These are difficult times for forex traders: decisions have to be made while there are no sources of information. Christmas was celebrated on Sunday, so almost all key trading floors were closed. Monday's economic calendar was also nearly empty, with only Bank of Japan Governor Haruhiko Kuroda, who suddenly went back to being dovish, breaking the silence.
Spotlight is on China, as we receive highly contradictory COVID news from the PRC: according to several global news agencies, China is experiencing an unprecedented outbreak of coronavirus after its "zero-Covid" policy was loosened in late fall. Meanwhile, the Chinese press remains optimistic. Moreover, according to some Chinese news agencies, Beijing is going to open its borders and almost completely lift quarantine restrictions as early as early January next year.
Such fundamental factors shaped today's agenda: above all for the dollar-yen pair, which collapsed by almost 700 points last week.
After the December meeting, the Japanese central bank made an unexpected hawkish decision, expanding the range in which the yield of 10-year Japanese government bonds (JGB) can fluctuate (now it is around plus or minus 0.5%, against the previously accepted range of around plus or minus 0.25%). Traders and investors interpreted this decision quite unambiguously and even in a certain sense categorically - as the first step towards tightening monetary policy parameters. And according to some experts, the BOJ's next steps will be more radical - for example, the central bank may decide to stop controlling the yield curve or even abandon the policy of negative interest rates.
Considering the fact that for many years, Japan's central bank has been pursuing (and still implements) an ultra-loose monetary policy, such a tectonic shift shocked traders: within hours the pair went from 137.50 to the target of 130.60.
Kuroda tried to rectify the situation, saying that the market had misjudged what was going on. According to him, the central bank is not going to abandon its ultra-loose monetary policy in the near future. At the same time, he added that the latest tweaks were intended to enhance the effect of its ultra-easy policy, rather than a first step towards withdrawing its massive stimulus program.
During his speech, Kuroda reiterated several times that this is definitely not a step toward an exit. According to him, the central bank will aim to achieve the price target in a sustainable and stable manner, accompanied by wage increases, by continuing with monetary easing under yield curve control.
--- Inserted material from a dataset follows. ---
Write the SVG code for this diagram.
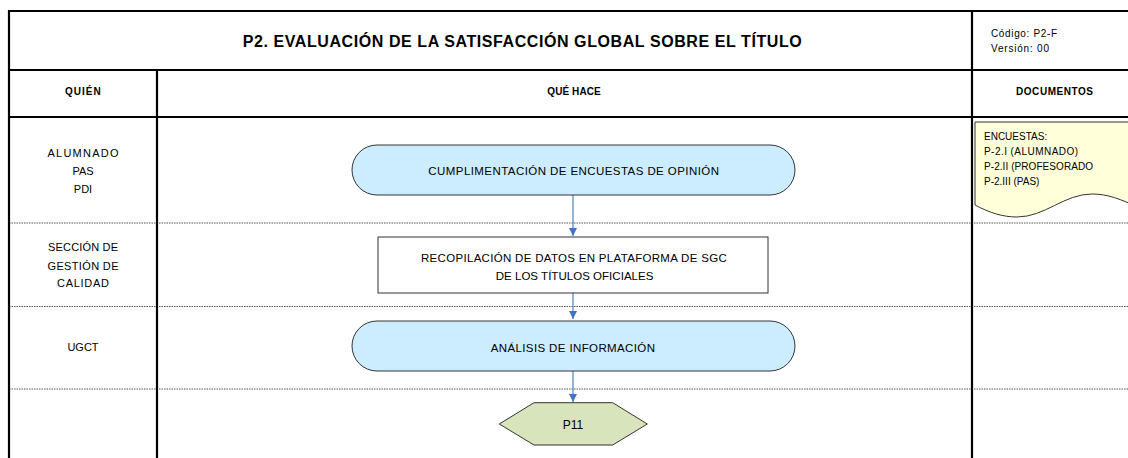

Also, Kuroda commented on the data published last week on the growth of inflation in the country. Recall that the indicators came out either in the green zone or at the forecasted level. Specifically, the overall Consumer Price Index (CPI) rose 3.8% in November (the strongest rate of growth for the indicator since 1981). The core CPI also broke a 40-year record. The CPI excluding food and energy prices jumped 2.8% y/y in October. Overall, inflation in Japan has exceeded the central bank's 2% target for the eighth straight month.
Despite such unipolar data, Kuroda stayed true to himself, voicing rather mild comments. In particular, he predicted that Japan's consumer inflation is likely to slow below 2% on average "in next fiscal year" (which, remember, will begin in March 2023), "as the effects of soaring import costs dissipate".
Reacting to these comments, Asia-Pacific stock indices showed positive dynamics on Monday (US, European, Hong Kong and Australian exchanges were closed because of Christmas). The pair also rose slightly, testing the 133rd figure.
As we can see, Kuroda's strong statements were taken as "right", but his words didn't provoke an increase in volatility. And not just because of the Christmas season. In my opinion, the market is skeptical of Kuroda's statements for two reasons. Firstly, it is important that the Japanese central bank has made an unprecedented decision. And it was made unexpectedly, and even in some measure suddenly. Secondly, the current governor of the BOJ will leave his post in just four months; his second term expires in April. Whereas his likely successor, Professor Takatoshi Ito of the National Graduate Institute for Policy Studies in Tokyo, is voicing far from dovish messages. In particular, commenting on the BOJ's high-profile decision, he said that a change in the central bank's policy on yield curve control may be the first step toward an exit from the ultra-loose monetary policy regime.
This hawkish message from Kuroda's eventual successor put significant pressure on the pair. While traders actually ignored Kuroda's words, despite the fact that he tried to offset the volatile effects of the BOJ's December meeting.
Thus, in my opinion, corrective pullbacks in the pair are still worth using to open short positions. The nearest bearish target is 131.60 (the bottom line of the Bollinger Bands indicator on the daily chart).